Friday, December 16, 2011

House of Stress

It is Friday afternoon, phasing into evening.
I have just brought my oldest child home for Christmas.  He is stressed.  To the point of tears and then some.  College is more than he thought it was going to be. As I hear some of the details....the missteps, the errors in judgment, the uncertainty about 'how things work', the lack of initiative, of work ethic, of understanding of what needs to be done, of how to divide and conquer, I mask my face and try to stay distanced, above it.  After all, I did my best as a parent, as a model of 'I can', and 'do it now', and 'do MORE than what's expected'.  Where these lessons went, I don't know, but adding parental disappointment, anger, thoughts of 'I told you so' into the mix will not solve this issue.  He certainly doesn't lack in intelligence, but he lacks....something....and I don't know how to give it to him, teach it to him, grow it in him.  I try to hide the anxiety *I* feel.  It sounds like an academic disaster story, and I dread seeing the grades.  There is literally nothing I can do now except stay calm, try to offer the right advice, the right amount of advice.  Help him dissect the problem and take steps to solve it.  I simply cannot take ownership of this because there is little I can do.  It is on him now.  But he is clearly stressed.  And miserable.  What next?  What next?  And how to help?

My 14-year-old gets off the bus.  I'm in the car, reading the paper and have just read an e-mail on my phone from his resource teaching documenting heightened anxiety these last couple days.  He gets in the car with me and says he wants to talk to me privately.  He is stressed, tired of school, does he have to go these last four days?  He hates swimming.  It's so cold and the gym teacher makes him write a paper about swimming every time he doesn't bring his swimming stuff and every time he gets in the pool.  There's a special needs girl in most of his classes whose behavior grates on his nerves and his sensibilities.  He hates how she treats the teachers, her inappropriate and disturbing behavior, her outbursts.  The principal and the gym teacher came in to talk to him and told him he was a smart boy and that made him cry--not in a positive way, but in a guilt-ridden way, as if a 'smart boy' should want to swim, want to fall in step with the masses around him, should should be tolerant of aberrant behavior even when it interrupts the educational process.  He speaks slowly, often losing his train of thought without prompting.  Feigned?  Maybe.  Maybe not.  I have a weekend to watch him.  And will consider paying an observatory visit to school on Monday, which may include pulling him out before swimming. 

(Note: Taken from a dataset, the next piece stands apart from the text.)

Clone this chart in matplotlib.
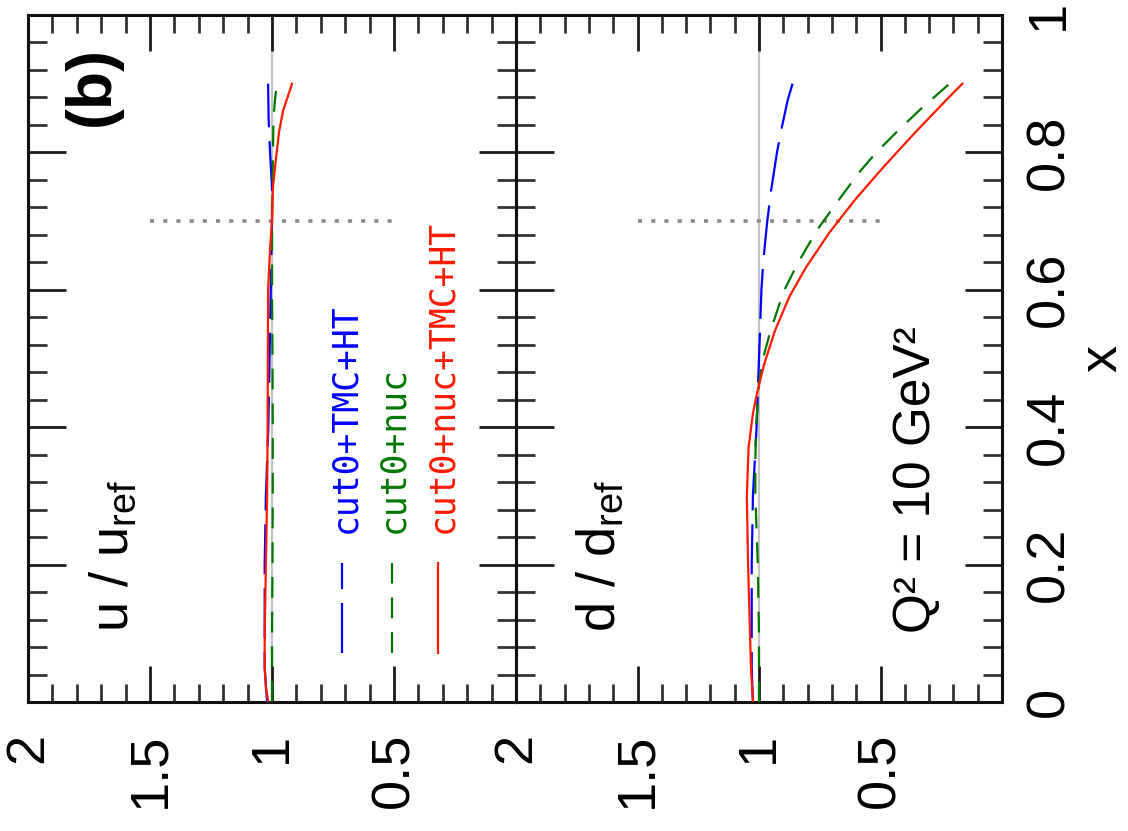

And now here is my husband home from school.  He, too, has four days left of the chaos they call urban education.  He is an artist, a poet, a writer, and he just received poor marks as a disciplinarian on his annual evaluation.  Since I quit my job as the same, he is the sole supporter of our family and thus, he can't quit.  He lives his employed life in his own private hell of ghetto children who scorn his values and disrespect him beyond what any human soul should have to endure.  He tries to maintain a teaching atmosphere in a sea of jeering, mocking faces that could care less about education or what my gentle husband might have to share with them.  At night, he talks in his sleep, twitches and starts.  School and stress dreams.  By day, he is tense, short with us all, and it's not good, not good.  We have debts and he has years left ahead of him before he can depart.  Will he make it?  Will he make it with his health intact?

I walk carefully through this minefield, my own stresses on hold for now, praying for strength, patience, the right words to keep everyone going.  Strong for us all.  Hold on, everyone.  Just hold on.  There are vacation days ahead.  Retirement looms.  A chance to start over is coming.  Keep the faith, keep walking, and......walk towards the light.